§ Data lines:

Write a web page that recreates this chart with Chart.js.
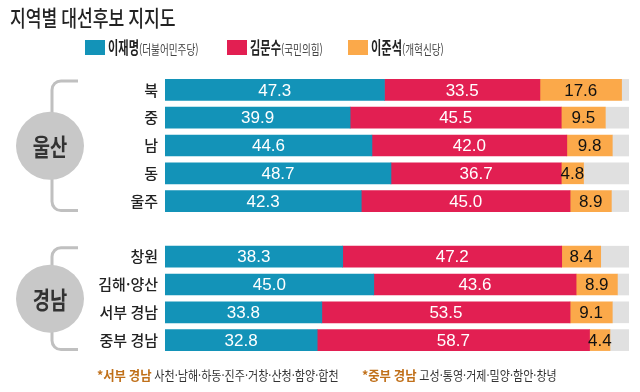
<!DOCTYPE html>
<html lang="ko">
<head>
<meta charset="utf-8">
<script src="https://cdn.jsdelivr.net/npm/chart.js@4/dist/chart.umd.min.js"></script>
<style>
  html, body { margin: 0; padding: 0; background: #fff; }
  #wrap { width: 640px; height: 392px; position: relative; }
</style>
</head>
<body>
<div id="wrap"><canvas id="chart" width="640" height="392"></canvas></div>
<script>
// categories (blank entry = gap between 울산 and 경남 groups)
const regions = ['북', '중', '남', '동', '울주', '', '창원', '김해·양산', '서부 경남', '중부 경남'];
const leeJM = [47.3, 39.9, 44.6, 48.7, 42.3, null, 38.3, 45.0, 33.8, 32.8];
const kimMS = [33.5, 45.5, 42.0, 36.7, 45.0, null, 47.2, 43.6, 53.5, 58.7];
const leeJS = [17.6, 9.5, 9.8, 4.8, 8.9, null, 8.4, 8.9, 9.1, 4.4];
// rest up to 100% (grey background part)
const rest = leeJM.map((v, i) => v == null ? null : +(100 - v - kimMS[i] - leeJS[i]).toFixed(1));

const groups = [
  { name: '울산', from: 0, to: 4 },
  { name: '경남', from: 6, to: 9 }
];

const BLUE = '#1393b8';
const RED = '#e21f52';
const ORANGE = '#fba94a';
const GREY = '#e0e0e0';

const KFONT = '"Noto Sans CJK KR", "Noto Sans", sans-serif';
const NFONT = '"Liberation Sans", Arial, sans-serif';

// draw horizontally squeezed text, returns drawn width
function drawText(ctx, text, x, y, font, color, sx) {
  ctx.save();
  ctx.font = font;
  ctx.fillStyle = color;
  ctx.textBaseline = 'middle';
  ctx.textAlign = 'left';
  ctx.translate(x, y);
  ctx.scale(sx, 1);
  ctx.fillText(text, 0, 0);
  const w = ctx.measureText(text).width * sx;
  ctx.restore();
  return w;
}

const decorations = {
  id: 'decorations',
  beforeDatasetsDraw(chart) {
    const ctx = chart.ctx;
    const y = chart.scales.y;

    // title
    drawText(ctx, '지역별 대선후보 지지도', 10, 18, '500 22px ' + KFONT, '#222', 0.78);

    // legend
    const legend = [
      { color: BLUE, name: '이재명', party: '(더불어민주당)', x: 85 },
      { color: RED, name: '김문수', party: '(국민의힘)', x: 227 },
      { color: ORANGE, name: '이준석', party: '(개혁신당)', x: 348 }
    ];
    legend.forEach(l => {
      ctx.fillStyle = l.color;
      ctx.fillRect(l.x, 40, 20, 15);
      const w = drawText(ctx, l.name, l.x + 23, 48, 'bold 17px ' + KFONT, '#222', 0.66);
      drawText(ctx, l.party, l.x + 23 + w, 49, '13px ' + KFONT, '#444', 0.74);
    });

    // brackets + circles
    groups.forEach(g => {
      const top = y.getPixelForValue(g.from) - 9;
      const bottom = y.getPixelForValue(g.to) + 9.5;
      const lx = 52, rx = 78, r = 9;
      ctx.save();
      ctx.strokeStyle = '#c0c0c0';
      ctx.lineWidth = 3;
      ctx.beginPath();
      ctx.moveTo(rx, top);
      ctx.lineTo(lx + r, top);
      ctx.arcTo(lx, top, lx, top + r, r);
      ctx.lineTo(lx, bottom - r);
      ctx.arcTo(lx, bottom, lx + r, bottom, r);
      ctx.lineTo(rx, bottom);
      ctx.stroke();
      const cy = (top + bottom) / 2;
      ctx.fillStyle = '#c8c8c8';
      ctx.beginPath();
      ctx.arc(50, cy, 34, 0, Math.PI * 2);
      ctx.fill();
      ctx.restore();
      ctx.save();
      ctx.font = 'bold 24px ' + KFONT;
      const tw = ctx.measureText(g.name).width * 0.78;
      ctx.restore();
      drawText(ctx, g.name, 50 - tw / 2, cy + 1, 'bold 24px ' + KFONT, '#333', 0.78);
    });

    // footnote
    let x = 97;
    x += drawText(ctx, '*서부 경남 ', x, 375, 'bold 13px ' + KFONT, '#c0701a', 0.95);
    drawText(ctx, '사천·남해·하동·진주·거창·산청·함양·합천', x, 375, '13px ' + KFONT, '#333', 0.85);
    x = 362;
    x += drawText(ctx, '*중부 경남 ', x, 375, 'bold 13px ' + KFONT, '#c0701a', 0.95);
    drawText(ctx, '고성·통영·거제·밀양·함안·창녕', x, 375, '13px ' + KFONT, '#333', 0.85);
  },
  afterDatasetsDraw(chart) {
    const ctx = chart.ctx;
    ctx.save();
    ctx.font = '17px ' + NFONT;
    ctx.textAlign = 'center';
    ctx.textBaseline = 'middle';
    chart.data.datasets.forEach((ds, di) => {
      if (!ds.showLabel) return;
      const meta = chart.getDatasetMeta(di);
      meta.data.forEach((el, i) => {
        const v = ds.data[i];
        if (v == null) return;
        ctx.fillStyle = ds.labelColor;
        ctx.fillText(v.toFixed(1), (el.x + el.base) / 2, el.y + 1);
      });
    });
    ctx.restore();
  }
};

new Chart(document.getElementById('chart'), {
  type: 'bar',
  data: {
    labels: regions,
    datasets: [
      { label: '이재명', data: leeJM, backgroundColor: BLUE, showLabel: true, labelColor: '#fff' },
      { label: '김문수', data: kimMS, backgroundColor: RED, showLabel: true, labelColor: '#fff' },
      { label: '이준석', data: leeJS, backgroundColor: ORANGE, showLabel: true, labelColor: '#111' },
      { label: '', data: rest, backgroundColor: GREY, showLabel: false }
    ]
  },
  options: {
    indexAxis: 'y',
    responsive: false,
    animation: false,
    barThickness: 21,
    layout: { padding: { top: 76, bottom: 38, left: 0, right: 11 } },
    plugins: {
      legend: { display: false },
      title: { display: false },
      tooltip: { enabled: false }
    },
    scales: {
      x: { stacked: true, min: 0, max: 100, display: false },
      y: {
        stacked: true,
        grid: { display: false, drawTicks: false },
        border: { display: false },
        ticks: { color: '#222', font: { family: KFONT, size: 15, weight: '500' }, padding: 7 },
        afterFit(scale) { scale.width = 165; }
      }
    }
  },
  plugins: [decorations]
});
</script>
</body>
</html>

§ Your objective: Make an exact reproduction of the listing above, without any pictures.

§ Solution to the exercise:
Write a web page that recreates this chart with Chart.js.
<!DOCTYPE html>
<html lang="ko">
<head>
<meta charset="utf-8">
<script src="https://cdn.jsdelivr.net/npm/chart.js@4/dist/chart.umd.min.js"></script>
<style>
  html, body { margin: 0; padding: 0; background: #fff; }
  #wrap { width: 640px; height: 392px; position: relative; }
</style>
</head>
<body>
<div id="wrap"><canvas id="chart" width="640" height="392"></canvas></div>
<script>
// categories (blank entry = gap between 울산 and 경남 groups)
const regions = ['북', '중', '남', '동', '울주', '', '창원', '김해·양산', '서부 경남', '중부 경남'];
const leeJM = [47.3, 39.9, 44.6, 48.7, 42.3, null, 38.3, 45.0, 33.8, 32.8];
const kimMS = [33.5, 45.5, 42.0, 36.7, 45.0, null, 47.2, 43.6, 53.5, 58.7];
const leeJS = [17.6, 9.5, 9.8, 4.8, 8.9, null, 8.4, 8.9, 9.1, 4.4];
// rest up to 100% (grey background part)
const rest = leeJM.map((v, i) => v == null ? null : +(100 - v - kimMS[i] - leeJS[i]).toFixed(1));

const groups = [
  { name: '울산', from: 0, to: 4 },
  { name: '경남', from: 6, to: 9 }
];

const BLUE = '#1393b8';
const RED = '#e21f52';
const ORANGE = '#fba94a';
const GREY = '#e0e0e0';

const KFONT = '"Noto Sans CJK KR", "Noto Sans", sans-serif';
const NFONT = '"Liberation Sans", Arial, sans-serif';

// draw horizontally squeezed text, returns drawn width
function drawText(ctx, text, x, y, font, color, sx) {
  ctx.save();
  ctx.font = font;
  ctx.fillStyle = color;
  ctx.textBaseline = 'middle';
  ctx.textAlign = 'left';
  ctx.translate(x, y);
  ctx.scale(sx, 1);
  ctx.fillText(text, 0, 0);
  const w = ctx.measureText(text).width * sx;
  ctx.restore();
  return w;
}

const decorations = {
  id: 'decorations',
  beforeDatasetsDraw(chart) {
    const ctx = chart.ctx;
    const y = chart.scales.y;

    // title
    drawText(ctx, '지역별 대선후보 지지도', 10, 18, '500 22px ' + KFONT, '#222', 0.78);

    // legend
    const legend = [
      { color: BLUE, name: '이재명', party: '(더불어민주당)', x: 85 },
      { color: RED, name: '김문수', party: '(국민의힘)', x: 227 },
      { color: ORANGE, name: '이준석', party: '(개혁신당)', x: 348 }
    ];
    legend.forEach(l => {
      ctx.fillStyle = l.color;
      ctx.fillRect(l.x, 40, 20, 15);
      const w = drawText(ctx, l.name, l.x + 23, 48, 'bold 17px ' + KFONT, '#222', 0.66);
      drawText(ctx, l.party, l.x + 23 + w, 49, '13px ' + KFONT, '#444', 0.74);
    });

    // brackets + circles
    groups.forEach(g => {
      const top = y.getPixelForValue(g.from) - 9;
      const bottom = y.getPixelForValue(g.to) + 9.5;
      const lx = 52, rx = 78, r = 9;
      ctx.save();
      ctx.strokeStyle = '#c0c0c0';
      ctx.lineWidth = 3;
      ctx.beginPath();
      ctx.moveTo(rx, top);
      ctx.lineTo(lx + r, top);
      ctx.arcTo(lx, top, lx, top + r, r);
      ctx.lineTo(lx, bottom - r);
      ctx.arcTo(lx, bottom, lx + r, bottom, r);
      ctx.lineTo(rx, bottom);
      ctx.stroke();
      const cy = (top + bottom) / 2;
      ctx.fillStyle = '#c8c8c8';
      ctx.beginPath();
      ctx.arc(50, cy, 34, 0, Math.PI * 2);
      ctx.fill();
      ctx.restore();
      ctx.save();
      ctx.font = 'bold 24px ' + KFONT;
      const tw = ctx.measureText(g.name).width * 0.78;
      ctx.restore();
      drawText(ctx, g.name, 50 - tw / 2, cy + 1, 'bold 24px ' + KFONT, '#333', 0.78);
    });

    // footnote
    let x = 97;
    x += drawText(ctx, '*서부 경남 ', x, 375, 'bold 13px ' + KFONT, '#c0701a', 0.95);
    drawText(ctx, '사천·남해·하동·진주·거창·산청·함양·합천', x, 375, '13px ' + KFONT, '#333', 0.85);
    x = 362;
    x += drawText(ctx, '*중부 경남 ', x, 375, 'bold 13px ' + KFONT, '#c0701a', 0.95);
    drawText(ctx, '고성·통영·거제·밀양·함안·창녕', x, 375, '13px ' + KFONT, '#333', 0.85);
  },
  afterDatasetsDraw(chart) {
    const ctx = chart.ctx;
    ctx.save();
    ctx.font = '17px ' + NFONT;
    ctx.textAlign = 'center';
    ctx.textBaseline = 'middle';
    chart.data.datasets.forEach((ds, di) => {
      if (!ds.showLabel) return;
      const meta = chart.getDatasetMeta(di);
      meta.data.forEach((el, i) => {
        const v = ds.data[i];
        if (v == null) return;
        ctx.fillStyle = ds.labelColor;
        ctx.fillText(v.toFixed(1), (el.x + el.base) / 2, el.y + 1);
      });
    });
    ctx.restore();
  }
};

new Chart(document.getElementById('chart'), {
  type: 'bar',
  data: {
    labels: regions,
    datasets: [
      { label: '이재명', data: leeJM, backgroundColor: BLUE, showLabel: true, labelColor: '#fff' },
      { label: '김문수', data: kimMS, backgroundColor: RED, showLabel: true, labelColor: '#fff' },
      { label: '이준석', data: leeJS, backgroundColor: ORANGE, showLabel: true, labelColor: '#111' },
      { label: '', data: rest, backgroundColor: GREY, showLabel: false }
    ]
  },
  options: {
    indexAxis: 'y',
    responsive: false,
    animation: false,
    barThickness: 21,
    layout: { padding: { top: 76, bottom: 38, left: 0, right: 11 } },
    plugins: {
      legend: { display: false },
      title: { display: false },
      tooltip: { enabled: false }
    },
    scales: {
      x: { stacked: true, min: 0, max: 100, display: false },
      y: {
        stacked: true,
        grid: { display: false, drawTicks: false },
        border: { display: false },
        ticks: { color: '#222', font: { family: KFONT, size: 15, weight: '500' }, padding: 7 },
        afterFit(scale) { scale.width = 165; }
      }
    }
  },
  plugins: [decorations]
});
</script>
</body>
</html>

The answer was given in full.